State of the Holy Roman Empire

The Landgraviate of Hesse-Marburg (Landgrafschaft Hessen-Marburg) was a German landgraviate, and independent principality, within the Holy Roman Empire, that existed between 1458 and 1500, and between 1567 and 1604/1650.

It consisted of the city of Marburg and the surrounding towns of Gießen, Nidda and Eppstein, approximately what is today called Upper Hesse (Oberhessen).

The area had been a semi-independent county under the counts Giso or Gisonen since the 11th century, which at their extinction fell to the Landgraves of Thuringia in the 1130s.

When the daughter of St. Elizabeth of Hungary, Sophie of Brabant, was able to secure the Western parts of Thuringia for her son Henry the Child in 1265, therefore founding the state of Landgraviate of Hesse, the Marburg area became its core territory.

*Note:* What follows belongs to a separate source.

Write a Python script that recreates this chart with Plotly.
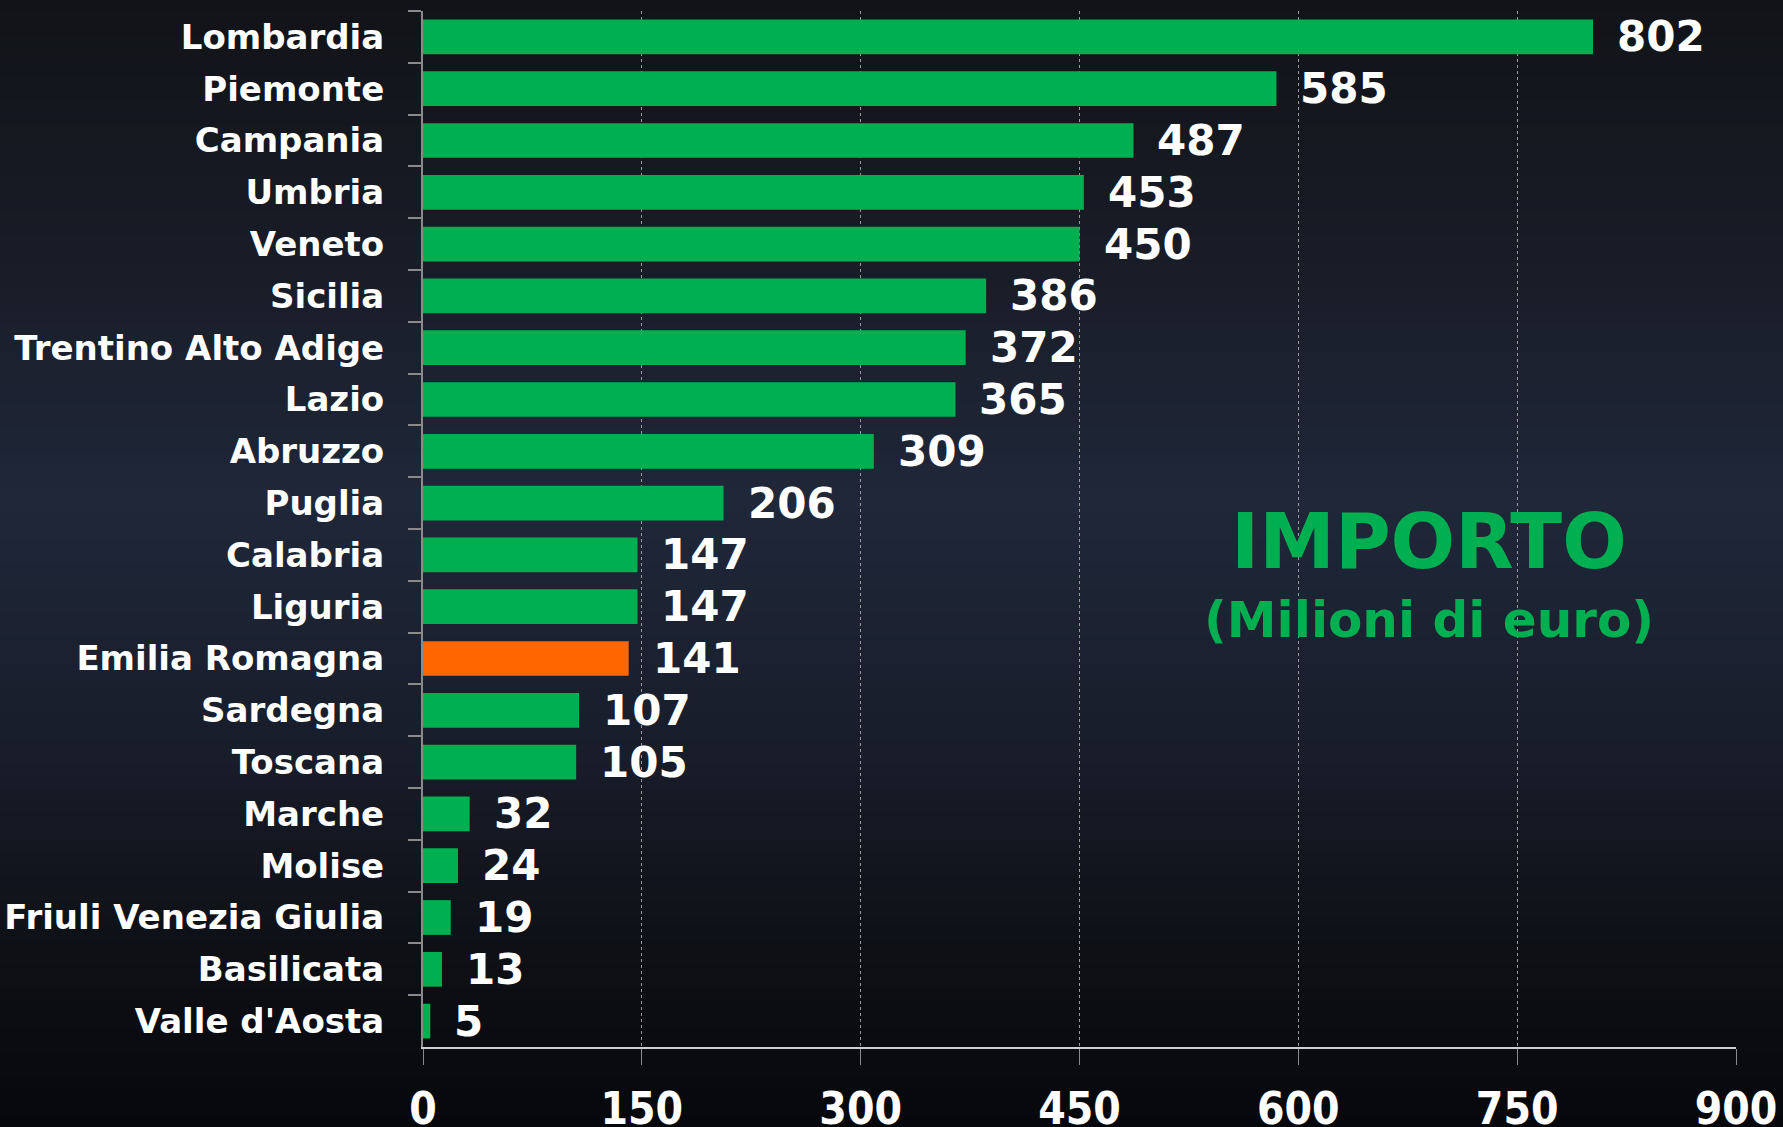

However, Hesse-Marburg, by its name, refers only to the subdivision around Marburg. Basically the old county. This became an independent principality due to inheritance, i.e. by a landgrave splitting his possessions among two or more sons.
- This was first the case in 1485, but as the landgrave died without issue, and the landgraviate reverted to the greater Hesse.
- This was again the case in 1567, Philip I, Landgrave of Hesse or Philip the Magnanimous split his large landgraviate into four parts, Hesse-Marburg being one of them.

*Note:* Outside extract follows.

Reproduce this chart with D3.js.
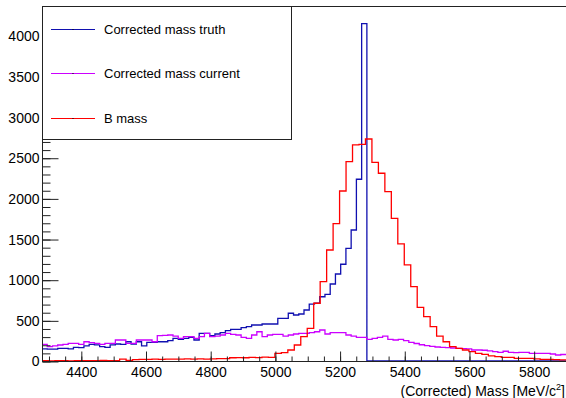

When, in 1604 Louis IV, Landgrave of Hesse-Marburg died without male issue, he bequeathed equal shares of his territory to the landgraviates of Hesse-Kassel (Marburg) and Hesse-Darmstadt (Gießen, Nidda), yet under the condition that both territories should remain Lutheran. Hesse-Kassel was Calvinist at that time.

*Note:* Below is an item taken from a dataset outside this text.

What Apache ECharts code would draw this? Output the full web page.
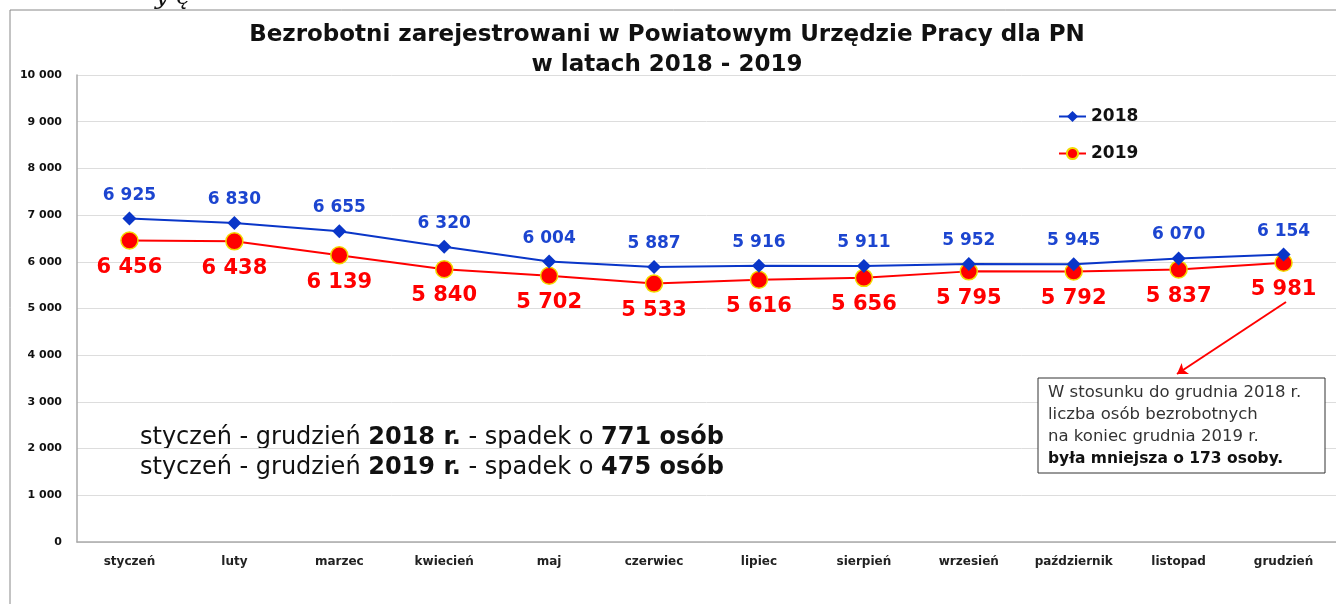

As the two lines argued over the details of the division, Maurice, Landgrave of Hesse-Kassel annexed the whole territory and introduced Calvinism. After a long dispute and armed conflict, Maurice — who had enemies at home as well — resigned in 1627 and left his part of the territory to the Landgraviate of Hesse-Darmstadt.

However, in the Hessian War of 1645–48, which was a sub-conflict of the Thirty Years' War, the two lines, which were on different sides, again fought over the territory. This war led to the loss of life of up to two-thirds of the civilian population, one of the highest death toll in any German region in history.

In the end, the territory was divided as stipulated in Louis IV's will. Hesse-Kassel taking the northern and Hesse-Darmstadt the southern part.

All areas of Hesse-Marburg are today located within the German state of Hesse.